- New survey shows nearly 70% of more than 500 global companies report higher than expected financial returns on climate initiatives benefiting the planet.
- This counters concerns that climate action may harm financial performance, as the survey shows this is stopping a third of businesses from doing more.
- Majority of existing climate commitments are not going far or fast enough to align with Paris Agreement targets, with less than half of companies planning to reduce emissions by 45% plus or setting targets to meet by 2030.
The EY organization today announces the release of the 2022 Sustainable Value Study, a survey of over 500 chief sustainability officers and equivalents representing companies worth more than US$1b around the world.
The survey finds companies taking decisive action to combat climate concerns are benefiting from unexpected financial value in areas like revenue growth and earnings, with 7 in 10 seeing financial benefits that exceed their expectations. Indeed, the results show that those companies taking the most ambitious climate action are also seeing the greatest financial benefits, being 2.4 times more likely to see a significantly higher financial return than they expected.
Those companies taking the boldest steps are also seeing unexpectedly positive benefits in areas like staff retention, recruitment, brand perception and customer purchasing behaviour.
This evidence counters concerns that climate action may harm financial performance. The research shows that these concerns are among the greatest barriers to companies taking further climate action, with 36% concerned it will both negatively impact financial performance and reduce their ability to compete in the market in the short term.
These results should give more confidence to companies who have not yet announced ambitious climate plans that there are financial upsides in doing so. This presents a win-win for business and global sustainability, which is increasingly vital as the action companies are currently taking will not go far or fast enough to meet the planet’s needs when compared to the Paris Agreement targets.
The vast majority (93%) of companies surveyed have made a public commitment on climate change, but just over a third (35%) have a commitment for 2030 and less than half (42%) plan to reduce emissions by 45% or more – with a 45% reduction by 2030 the global target set by the Paris Agreement to keep global temperature increases within 1.5°C and 2°C. Only 11% of responding companies have made a commitment to net zero.

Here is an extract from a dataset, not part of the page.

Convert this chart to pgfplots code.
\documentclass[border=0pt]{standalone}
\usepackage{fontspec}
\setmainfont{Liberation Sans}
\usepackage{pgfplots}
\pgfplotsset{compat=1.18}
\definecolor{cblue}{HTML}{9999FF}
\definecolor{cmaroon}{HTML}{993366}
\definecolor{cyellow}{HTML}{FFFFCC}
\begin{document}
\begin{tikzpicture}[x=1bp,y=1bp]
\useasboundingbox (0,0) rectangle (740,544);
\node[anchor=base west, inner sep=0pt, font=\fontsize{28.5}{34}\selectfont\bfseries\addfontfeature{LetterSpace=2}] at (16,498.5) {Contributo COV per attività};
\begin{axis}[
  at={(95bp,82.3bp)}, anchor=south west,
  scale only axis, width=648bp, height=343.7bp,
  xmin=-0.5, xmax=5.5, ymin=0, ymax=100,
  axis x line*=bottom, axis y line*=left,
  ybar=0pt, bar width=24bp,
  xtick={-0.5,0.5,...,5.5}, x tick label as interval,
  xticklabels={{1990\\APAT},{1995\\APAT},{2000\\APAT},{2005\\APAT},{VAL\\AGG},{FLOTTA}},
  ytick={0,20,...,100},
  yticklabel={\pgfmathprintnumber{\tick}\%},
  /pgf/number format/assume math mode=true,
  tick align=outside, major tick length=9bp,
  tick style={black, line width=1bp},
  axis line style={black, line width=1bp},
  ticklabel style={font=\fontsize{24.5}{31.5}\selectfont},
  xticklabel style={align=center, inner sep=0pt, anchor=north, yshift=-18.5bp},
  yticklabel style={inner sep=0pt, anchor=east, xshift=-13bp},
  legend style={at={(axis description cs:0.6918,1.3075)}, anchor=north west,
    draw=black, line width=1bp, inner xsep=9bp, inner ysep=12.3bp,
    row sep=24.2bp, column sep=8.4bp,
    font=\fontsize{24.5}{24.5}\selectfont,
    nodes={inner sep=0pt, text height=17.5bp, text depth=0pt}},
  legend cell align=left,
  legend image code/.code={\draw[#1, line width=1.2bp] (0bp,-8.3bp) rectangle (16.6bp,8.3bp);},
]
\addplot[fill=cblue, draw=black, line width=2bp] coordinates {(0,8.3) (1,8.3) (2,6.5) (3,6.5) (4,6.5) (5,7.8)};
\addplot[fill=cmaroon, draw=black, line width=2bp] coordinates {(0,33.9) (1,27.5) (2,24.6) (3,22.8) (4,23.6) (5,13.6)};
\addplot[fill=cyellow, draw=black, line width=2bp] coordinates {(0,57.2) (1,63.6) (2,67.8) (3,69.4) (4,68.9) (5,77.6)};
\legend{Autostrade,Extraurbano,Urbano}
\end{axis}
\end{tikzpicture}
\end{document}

Steve Varley, EY Global Vice Chair Sustainability, says:
“While the Paris Agreement is a target for governments, it also sets a standard for the business community to meet. Unfortunately, too little action is taking place too slowly to meet that standard.
“However, those companies acting now have lessons to teach the businesses dragging their heels, who may swiftly realize they are missing out on new business opportunities and genuine financial returns. Those taking decisive action are setting out an increasingly obvious ‘roadmap’ which can guide all businesses on how to become more sustainable, deliver on the priorities of their stakeholders and create financial value for their shareholders.

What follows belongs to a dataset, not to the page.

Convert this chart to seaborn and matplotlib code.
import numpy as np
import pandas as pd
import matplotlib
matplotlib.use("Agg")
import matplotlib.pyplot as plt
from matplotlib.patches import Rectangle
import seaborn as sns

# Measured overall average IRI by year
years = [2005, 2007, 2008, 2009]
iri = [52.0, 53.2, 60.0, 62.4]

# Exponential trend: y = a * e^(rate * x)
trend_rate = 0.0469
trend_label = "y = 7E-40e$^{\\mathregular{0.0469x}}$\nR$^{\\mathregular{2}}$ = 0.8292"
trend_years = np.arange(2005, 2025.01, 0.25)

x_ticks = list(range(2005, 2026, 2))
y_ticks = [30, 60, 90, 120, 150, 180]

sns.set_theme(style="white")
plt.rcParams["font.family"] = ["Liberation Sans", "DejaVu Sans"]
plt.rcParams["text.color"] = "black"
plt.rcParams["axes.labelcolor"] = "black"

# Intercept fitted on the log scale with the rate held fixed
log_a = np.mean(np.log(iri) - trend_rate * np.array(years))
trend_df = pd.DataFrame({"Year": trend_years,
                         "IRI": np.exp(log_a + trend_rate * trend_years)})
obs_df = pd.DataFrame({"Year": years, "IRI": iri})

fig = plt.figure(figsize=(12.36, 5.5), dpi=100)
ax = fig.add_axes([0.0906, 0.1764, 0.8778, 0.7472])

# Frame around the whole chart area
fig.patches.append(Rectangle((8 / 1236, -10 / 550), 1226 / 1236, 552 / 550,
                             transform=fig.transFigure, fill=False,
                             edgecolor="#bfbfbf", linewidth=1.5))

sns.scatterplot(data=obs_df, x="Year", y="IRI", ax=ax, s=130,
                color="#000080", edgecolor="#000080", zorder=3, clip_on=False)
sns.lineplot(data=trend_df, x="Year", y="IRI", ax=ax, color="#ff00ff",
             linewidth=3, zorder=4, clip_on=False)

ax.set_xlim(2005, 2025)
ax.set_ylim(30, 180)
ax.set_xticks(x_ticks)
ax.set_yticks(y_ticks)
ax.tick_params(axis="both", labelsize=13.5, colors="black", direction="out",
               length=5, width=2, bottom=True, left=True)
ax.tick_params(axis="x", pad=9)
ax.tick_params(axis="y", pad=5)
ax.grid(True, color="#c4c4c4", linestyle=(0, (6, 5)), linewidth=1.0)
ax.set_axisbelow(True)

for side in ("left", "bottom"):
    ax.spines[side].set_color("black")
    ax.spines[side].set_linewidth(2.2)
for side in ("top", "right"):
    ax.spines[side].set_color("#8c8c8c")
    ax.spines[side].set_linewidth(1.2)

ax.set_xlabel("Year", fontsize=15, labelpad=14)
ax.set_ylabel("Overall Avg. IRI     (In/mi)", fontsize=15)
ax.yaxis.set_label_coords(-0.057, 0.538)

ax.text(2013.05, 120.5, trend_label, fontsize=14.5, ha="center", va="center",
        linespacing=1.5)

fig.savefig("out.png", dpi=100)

“Sustainability should be framed as a business imperative, creating competitive advantage and value that unleashes the positives of capitalism to support the wholescale decarbonization of business that we need – it is not too late, yet.”

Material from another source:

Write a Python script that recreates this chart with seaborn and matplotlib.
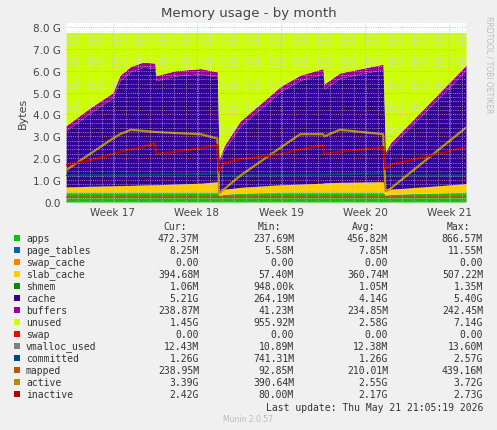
import numpy as np
import pandas as pd
import seaborn as sns
import matplotlib.pyplot as plt
from matplotlib.ticker import MultipleLocator, FuncFormatter

# time in days since start of graph
days = [0, 2, 3.9, 4.5, 5.4, 6.4, 7.4, 7.5, 9.1, 11.2, 12.6, 12.75, 13.2, 14.5,
        17.9, 19.5, 21.4, 21.5, 22.8, 26.4, 26.6, 27.0, 33.3]

# stacked series (GB)
apps = [0.45, 0.45, 0.45, 0.45, 0.45, 0.45, 0.45, 0.45, 0.45, 0.45, 0.45, 0.30, 0.35, 0.40,
        0.45, 0.45, 0.45, 0.45, 0.45, 0.45, 0.30, 0.35, 0.45]
page_tables = [0.008] * 23
swap_cache = [0.0] * 23
slab_cache = [0.23, 0.26, 0.28, 0.29, 0.30, 0.32, 0.33, 0.33, 0.36, 0.40, 0.47, 0.20, 0.22, 0.26,
              0.33, 0.36, 0.40, 0.42, 0.44, 0.47, 0.20, 0.22, 0.38]
shmem = [0.001] * 23
buffers = [0.24, 0.24, 0.24, 0.24, 0.24, 0.24, 0.24, 0.24, 0.24, 0.24, 0.24, 0.10, 0.20, 0.24,
           0.24, 0.24, 0.24, 0.24, 0.24, 0.24, 0.10, 0.20, 0.24]
used_top = [3.49, 4.3, 5.0, 5.8, 6.2, 6.39, 6.35, 5.78, 6.0, 6.1, 5.95, 1.97, 2.6, 3.7,
            5.3, 5.8, 6.1, 5.4, 5.9, 6.3, 2.3, 2.7, 6.25]
total = 7.75

# line series (GB)
swap = [0.0] * 23
vmalloc_used = [0.012] * 23
committed = [1.22, 1.22, 1.23, 1.23, 1.24, 1.24, 1.25, 1.25, 1.26, 1.28, 1.30, 1.22, 1.22, 1.22,
             1.23, 1.24, 1.25, 1.25, 1.27, 1.30, 1.22, 1.22, 1.22]
mapped = [0.24] * 23
active = [1.45, 2.2, 2.9, 3.1, 3.3, 3.25, 3.2, 3.2, 3.15, 3.1, 2.9, 0.4, 0.6, 1.2,
          2.5, 3.1, 3.1, 3.0, 3.3, 3.1, 0.5, 0.6, 3.4]
inactive = [1.7, 1.9, 2.2, 2.3, 2.4, 2.5, 2.7, 2.2, 2.3, 2.45, 2.6, 1.4, 1.8, 1.95,
            2.2, 2.4, 2.6, 2.2, 2.3, 2.5, 1.5, 1.7, 2.5]

week_ticks = [3.9, 10.9, 17.9, 24.9, 31.9]
week_labels = ['Week 17', 'Week 18', 'Week 19', 'Week 20', 'Week 21']

names = ['apps', 'page_tables', 'swap_cache', 'slab_cache', 'shmem', 'cache', 'buffers',
         'unused', 'swap', 'vmalloc_used', 'committed', 'mapped', 'active', 'inactive']
colors = ['#00CC00', '#0066B3', '#FF8000', '#FFCC00', '#008F00', '#330099', '#990099',
          '#CCFF00', '#FF0000', '#808080', '#00487D', '#B35A00', '#B38F00', '#B30000']
cur = ['472.37M', '8.25M', '0.00', '394.68M', '1.06M', '5.21G', '238.87M', '1.45G', '0.00',
       '12.43M', '1.26G', '238.95M', '3.39G', '2.42G']
mins = ['237.69M', '5.58M', '0.00', '57.40M', '948.00k', '264.19M', '41.23M', '955.92M', '0.00',
        '10.89M', '741.31M', '92.85M', '390.64M', '80.00M']
avgs = ['456.82M', '7.85M', '0.00', '360.74M', '1.05M', '4.14G', '234.85M', '2.58G', '0.00',
        '12.38M', '1.26G', '210.01M', '2.55G', '2.17G']
maxs = ['866.57M', '11.55M', '0.00', '507.22M', '1.35M', '5.40G', '242.45M', '7.14G', '0.00',
        '13.60M', '2.57G', '439.16M', '3.72G', '2.73G']

t = np.array(days)
lower = np.array(apps) + np.array(page_tables) + np.array(swap_cache) + np.array(slab_cache) + np.array(shmem)
cache = np.array(used_top) - np.array(buffers) - lower
unused = total - np.array(used_top)

sns.set_style('white')
plt.rcParams['font.family'] = ['DejaVu Sans']
fig = plt.figure(figsize=(4.97, 4.31), dpi=100, facecolor='#F0F0F0')
ax = fig.add_axes([66 / 497, 1 - 203 / 431, 400 / 497, 179 / 431])
ax.set_facecolor('white')

ax.stackplot(t, apps, page_tables, swap_cache, slab_cache, shmem, cache, buffers, unused,
             colors=colors[:8], linewidth=0)

lines = pd.DataFrame({'day': t, 'swap': swap, 'vmalloc_used': vmalloc_used, 'committed': committed,
                      'mapped': mapped, 'active': active, 'inactive': inactive})
long = lines.melt(id_vars='day', var_name='series', value_name='gb')
sns.lineplot(data=long, x='day', y='gb', hue='series', palette=dict(zip(names[8:], colors[8:])),
             ax=ax, legend=False, linewidth=1.6)

ax.set_xlim(0, 33.3)
ax.set_ylim(0, 8.18)
ax.yaxis.set_major_locator(MultipleLocator(1))
ax.yaxis.set_minor_locator(MultipleLocator(0.2))
ax.xaxis.set_minor_locator(MultipleLocator(1))
ax.set_xticks(week_ticks)
ax.set_xticklabels(week_labels)
ax.yaxis.set_major_formatter(FuncFormatter(lambda v, p: '0.0' if v == 0 else f'{v:.1f} G'))
ax.grid(True, which='major', color='#FF9999', linestyle=':', linewidth=0.6)
ax.grid(True, which='minor', color='#DDDDDD', linestyle=':', linewidth=0.5)
ax.set_axisbelow(False)
for s in ax.spines.values():
    s.set_visible(False)
ax.tick_params(labelsize=7.5, colors='#444444', length=0)
ax.set_xlabel('')
ax.set_ylabel('Bytes', fontsize=8, color='#444444')

fig.text(0.5, 1 - 14 / 431, 'Memory usage - by month', ha='center', va='center', fontsize=9.5, color='#444444')
fig.text(489 / 497, 1 - 65 / 431, 'RRDTOOL / TOBI OETIKER', rotation=270, ha='center', va='center',
         fontsize=5.5, color='#BBBBBB')

mono = 'DejaVu Sans Mono'
fs = 7
y0 = 227
for hdr, xr in zip(['Cur:', 'Min:', 'Avg:', 'Max:'], [187, 281, 375, 470]):
    fig.text(xr / 497, 1 - y0 / 431, hdr, ha='right', va='center', family=mono, fontsize=fs, color='#333333')
for i, n in enumerate(names):
    y = 1 - (y0 + 12 * (i + 1)) / 431
    fig.patches.append(plt.Rectangle((14 / 497, y - 2.5 / 431), 6 / 497, 6 / 431, transform=fig.transFigure,
                                     facecolor=colors[i], edgecolor='none'))
    fig.text(26 / 497, y, n, ha='left', va='center', family=mono, fontsize=fs, color='#333333')
    for v, xr in zip([cur[i], mins[i], avgs[i], maxs[i]], [199, 294, 388, 483]):
        fig.text(xr / 497, y, v, ha='right', va='center', family=mono, fontsize=fs, color='#333333')
fig.text(483 / 497, 1 - 408 / 431, 'Last update: Thu May 21 21:05:19 2026', ha='right', va='center',
         family=mono, fontsize=fs, color='#333333')
fig.text(248 / 497, 1 - 420 / 431, 'Munin 2.0.57', ha='center', va='center', fontsize=5.5, color='#BBBBBB')

fig.savefig('out.png', dpi=100, facecolor=fig.get_facecolor())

Companies identified multiple barriers preventing them from taking further climate action, in addition to concerns about the impact on financial performance. Many of these may risk creating a culture of ‘committing’ but not ‘acting’ in addressing climate change:
- A lack of climate change expertise from the board or management
- Difficulty retaining or upskilling relevant talent
- Lack of data and technology to reduce emissions.
- A difficulty securing financing for climate change initiatives.
In addition, a lack of collaboration within company leadership teams is impacting their ability to take effective action, with 62% of respondents saying board members and management disagree on which criteria are most important when evaluating initiatives and 61% agreeing that so many groups are involved it is difficult to make progress.
Among the top factors motivating companies to invest in climate change are supporting business resilience (59%), improving their ESG ratings (57%), , meeting demands from their key stakeholders (56%) and responding to the scientific need to act on climate change (53%)
Positively, a majority (61%) of responding companies plan to spend more next year to address climate change compared to this year, with a quarter planning to spend ‘significantly more’.
“While there are very real practical and cultural barriers to further climate action by businesses, our findings do show a genuine desire to overcome them. Momentum must now build behind a culture of turning commitments into action, and there are clear business imperatives – and returns – in doing so.”